Written problem: Print out every record exactly as it appears.

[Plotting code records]
──────
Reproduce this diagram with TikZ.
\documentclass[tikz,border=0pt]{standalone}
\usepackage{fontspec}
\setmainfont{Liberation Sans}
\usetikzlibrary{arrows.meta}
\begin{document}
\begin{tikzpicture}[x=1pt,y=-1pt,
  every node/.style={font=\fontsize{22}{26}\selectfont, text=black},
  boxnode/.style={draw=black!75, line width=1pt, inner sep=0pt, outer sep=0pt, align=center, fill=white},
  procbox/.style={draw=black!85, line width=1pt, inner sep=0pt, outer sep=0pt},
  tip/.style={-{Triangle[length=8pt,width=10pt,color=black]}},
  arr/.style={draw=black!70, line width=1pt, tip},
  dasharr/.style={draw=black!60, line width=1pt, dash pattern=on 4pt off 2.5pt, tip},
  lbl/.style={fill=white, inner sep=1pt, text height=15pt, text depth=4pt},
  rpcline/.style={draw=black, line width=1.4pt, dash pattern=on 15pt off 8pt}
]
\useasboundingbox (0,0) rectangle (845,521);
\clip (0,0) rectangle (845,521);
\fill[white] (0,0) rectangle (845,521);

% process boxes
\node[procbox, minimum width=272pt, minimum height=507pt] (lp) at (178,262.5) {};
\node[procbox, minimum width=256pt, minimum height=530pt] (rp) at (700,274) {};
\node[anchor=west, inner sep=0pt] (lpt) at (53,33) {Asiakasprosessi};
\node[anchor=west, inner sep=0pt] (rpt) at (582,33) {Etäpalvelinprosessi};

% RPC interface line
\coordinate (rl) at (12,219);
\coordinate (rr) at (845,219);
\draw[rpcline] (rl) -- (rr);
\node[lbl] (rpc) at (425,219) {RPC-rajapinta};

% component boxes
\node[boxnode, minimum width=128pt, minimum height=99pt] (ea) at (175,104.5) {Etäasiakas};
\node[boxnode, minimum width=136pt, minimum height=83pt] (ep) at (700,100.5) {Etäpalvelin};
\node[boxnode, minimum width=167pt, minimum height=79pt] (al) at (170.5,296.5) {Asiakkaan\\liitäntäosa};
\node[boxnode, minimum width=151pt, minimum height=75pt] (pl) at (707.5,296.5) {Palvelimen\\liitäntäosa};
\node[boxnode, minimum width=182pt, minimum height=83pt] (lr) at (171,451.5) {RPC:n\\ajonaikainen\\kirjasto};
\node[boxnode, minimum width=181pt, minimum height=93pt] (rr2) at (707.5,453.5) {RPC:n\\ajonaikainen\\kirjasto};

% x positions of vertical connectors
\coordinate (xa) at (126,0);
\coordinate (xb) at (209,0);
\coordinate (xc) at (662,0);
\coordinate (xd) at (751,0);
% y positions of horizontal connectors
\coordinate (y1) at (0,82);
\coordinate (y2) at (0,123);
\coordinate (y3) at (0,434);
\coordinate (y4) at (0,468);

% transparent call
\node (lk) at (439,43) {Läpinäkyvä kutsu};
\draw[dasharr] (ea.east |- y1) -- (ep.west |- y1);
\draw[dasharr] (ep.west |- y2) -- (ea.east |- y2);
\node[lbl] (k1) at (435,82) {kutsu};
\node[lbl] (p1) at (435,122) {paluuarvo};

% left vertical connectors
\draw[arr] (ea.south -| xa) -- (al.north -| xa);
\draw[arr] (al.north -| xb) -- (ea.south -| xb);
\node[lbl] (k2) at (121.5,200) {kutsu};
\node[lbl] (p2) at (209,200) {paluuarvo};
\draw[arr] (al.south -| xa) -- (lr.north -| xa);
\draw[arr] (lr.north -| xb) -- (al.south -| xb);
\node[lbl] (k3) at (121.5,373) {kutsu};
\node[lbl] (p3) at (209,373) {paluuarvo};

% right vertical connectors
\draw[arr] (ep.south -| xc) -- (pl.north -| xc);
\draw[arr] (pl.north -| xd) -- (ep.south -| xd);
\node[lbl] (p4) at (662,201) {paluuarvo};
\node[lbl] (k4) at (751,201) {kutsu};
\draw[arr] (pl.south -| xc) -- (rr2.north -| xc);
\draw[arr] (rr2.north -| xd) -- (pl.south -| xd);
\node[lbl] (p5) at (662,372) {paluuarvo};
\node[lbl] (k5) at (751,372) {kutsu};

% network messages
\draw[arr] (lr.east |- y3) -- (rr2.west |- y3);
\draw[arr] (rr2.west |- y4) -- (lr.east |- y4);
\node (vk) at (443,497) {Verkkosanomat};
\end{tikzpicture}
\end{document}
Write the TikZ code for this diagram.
──────
Written answer:
Reproduce this diagram with TikZ.
\documentclass[tikz,border=0pt]{standalone}
\usepackage{fontspec}
\setmainfont{Liberation Sans}
\usetikzlibrary{arrows.meta}
\begin{document}
\begin{tikzpicture}[x=1pt,y=-1pt,
  every node/.style={font=\fontsize{22}{26}\selectfont, text=black},
  boxnode/.style={draw=black!75, line width=1pt, inner sep=0pt, outer sep=0pt, align=center, fill=white},
  procbox/.style={draw=black!85, line width=1pt, inner sep=0pt, outer sep=0pt},
  tip/.style={-{Triangle[length=8pt,width=10pt,color=black]}},
  arr/.style={draw=black!70, line width=1pt, tip},
  dasharr/.style={draw=black!60, line width=1pt, dash pattern=on 4pt off 2.5pt, tip},
  lbl/.style={fill=white, inner sep=1pt, text height=15pt, text depth=4pt},
  rpcline/.style={draw=black, line width=1.4pt, dash pattern=on 15pt off 8pt}
]
\useasboundingbox (0,0) rectangle (845,521);
\clip (0,0) rectangle (845,521);
\fill[white] (0,0) rectangle (845,521);

% process boxes
\node[procbox, minimum width=272pt, minimum height=507pt] (lp) at (178,262.5) {};
\node[procbox, minimum width=256pt, minimum height=530pt] (rp) at (700,274) {};
\node[anchor=west, inner sep=0pt] (lpt) at (53,33) {Asiakasprosessi};
\node[anchor=west, inner sep=0pt] (rpt) at (582,33) {Etäpalvelinprosessi};

% RPC interface line
\coordinate (rl) at (12,219);
\coordinate (rr) at (845,219);
\draw[rpcline] (rl) -- (rr);
\node[lbl] (rpc) at (425,219) {RPC-rajapinta};

% component boxes
\node[boxnode, minimum width=128pt, minimum height=99pt] (ea) at (175,104.5) {Etäasiakas};
\node[boxnode, minimum width=136pt, minimum height=83pt] (ep) at (700,100.5) {Etäpalvelin};
\node[boxnode, minimum width=167pt, minimum height=79pt] (al) at (170.5,296.5) {Asiakkaan\\liitäntäosa};
\node[boxnode, minimum width=151pt, minimum height=75pt] (pl) at (707.5,296.5) {Palvelimen\\liitäntäosa};
\node[boxnode, minimum width=182pt, minimum height=83pt] (lr) at (171,451.5) {RPC:n\\ajonaikainen\\kirjasto};
\node[boxnode, minimum width=181pt, minimum height=93pt] (rr2) at (707.5,453.5) {RPC:n\\ajonaikainen\\kirjasto};

% x positions of vertical connectors
\coordinate (xa) at (126,0);
\coordinate (xb) at (209,0);
\coordinate (xc) at (662,0);
\coordinate (xd) at (751,0);
% y positions of horizontal connectors
\coordinate (y1) at (0,82);
\coordinate (y2) at (0,123);
\coordinate (y3) at (0,434);
\coordinate (y4) at (0,468);

% transparent call
\node (lk) at (439,43) {Läpinäkyvä kutsu};
\draw[dasharr] (ea.east |- y1) -- (ep.west |- y1);
\draw[dasharr] (ep.west |- y2) -- (ea.east |- y2);
\node[lbl] (k1) at (435,82) {kutsu};
\node[lbl] (p1) at (435,122) {paluuarvo};

% left vertical connectors
\draw[arr] (ea.south -| xa) -- (al.north -| xa);
\draw[arr] (al.north -| xb) -- (ea.south -| xb);
\node[lbl] (k2) at (121.5,200) {kutsu};
\node[lbl] (p2) at (209,200) {paluuarvo};
\draw[arr] (al.south -| xa) -- (lr.north -| xa);
\draw[arr] (lr.north -| xb) -- (al.south -| xb);
\node[lbl] (k3) at (121.5,373) {kutsu};
\node[lbl] (p3) at (209,373) {paluuarvo};

% right vertical connectors
\draw[arr] (ep.south -| xc) -- (pl.north -| xc);
\draw[arr] (pl.north -| xd) -- (ep.south -| xd);
\node[lbl] (p4) at (662,201) {paluuarvo};
\node[lbl] (k4) at (751,201) {kutsu};
\draw[arr] (pl.south -| xc) -- (rr2.north -| xc);
\draw[arr] (rr2.north -| xd) -- (pl.south -| xd);
\node[lbl] (p5) at (662,372) {paluuarvo};
\node[lbl] (k5) at (751,372) {kutsu};

% network messages
\draw[arr] (lr.east |- y3) -- (rr2.west |- y3);
\draw[arr] (rr2.west |- y4) -- (lr.east |- y4);
\node (vk) at (443,497) {Verkkosanomat};
\end{tikzpicture}
\end{document}
Write the TikZ code for this diagram.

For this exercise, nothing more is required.